Tuning In to Tune Out: On not taking my own advice

This week, after I urged you to take a break from screens, I have reinvested all my free time in two amazing shows, so if you want, go ahead, call me a hypocrite. I did finish the Language of Flowers and still highly recommend it, more so now even than last week. I obviously won’t give away the ending, but if you haven’t given the book a shot, you’re missing out.

For the first show, we’re taking a trip down memory lane, to the revamped version of Project Runway. Making the Cut is the fashion show resurrection we were all waiting for, and by we I mean my mom and I, but I digress. Tim Gunn and Heidi Klum take this season’s group of designers all over the world, from New York to Paris to Tokyo in search of the next great global brand. The difference between the two shows is small, but makes a difference. Sadly, there is no Mood fabric trip where the designers desperately try to stay on budget, and the competition is stressed as a design show, rather than a sewing one. The designers have seamstresses that work through the night to finish their designs, so each designer produces more looks per challenge than the original Project Runway.

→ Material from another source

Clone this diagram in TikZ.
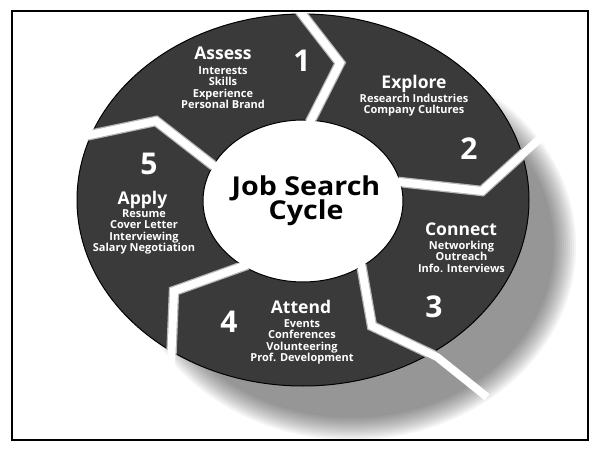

The bone I have to pick with the show is that it’s inextricably tied to Amazon, and the winning looks get sold immediately on the site, which brings up obvious fast fashion, quality, and sustainability issues. Also, my pro tip is to AVOID the Making the Cut store for the winning looks at all costs, it has so many spoilers and gives you a big banner of the finale winner right off the back, so stay away. I don’t know why they thought to broadcast the winner like that, because I was only half way through when I found out who would be taking home the MILLION dollar prize.

For show number 2, I recommend Never Have I Ever, the high school show that brings you back to your most relatable, embarrassing roots. Featuring main character Devi Vishwakumar, Never Have I Ever follows many expected high school tropes, but in the best, most heart warming of ways. Her and her friends, labelled the “UN,” try to navigate their way through the classroom, college applications, boys, girls, and more. This is a feel good show mostly, even though some of it is quite sad as Devi’s dad suddenly passed away, but don’t worry, that’s just the backstory from the beginning and not a spoiler. Through navigating her relationship with her mom, friends, and the golden boy Paxton Hall-Yoshita, you will be able to relate to Devi in one way or another.

I was trying to see the likeness in what I was watching this week, and I think the similarity lies in the emotional investment I put in the characters and competitors. With Making the Cut, you’re always rooting for someone while simultaneously becoming fashion’s greatest critic. In Never Have I Ever, if it isn’t Devi you resonate with, it will be one of the many archetype fitting high school students that strikes a chord with you. It can be nice to relate to a make believe universe, whether it’s one where you’re critiquing fashion, or one where you’re teleporting back to your sophomore year of high school, however cringe that might have been. Wherever you find a little reprieve from what you’re currently going through, I encourage you to indulge for longer than you might normally. Try to relate to a part of yourself that wasn’t concerned with the fate of the world for an hour or so. These recommendations don’t come with an urge to forget the state of the world, but rather to protect your mental state and not take it on entirely. Happy viewing!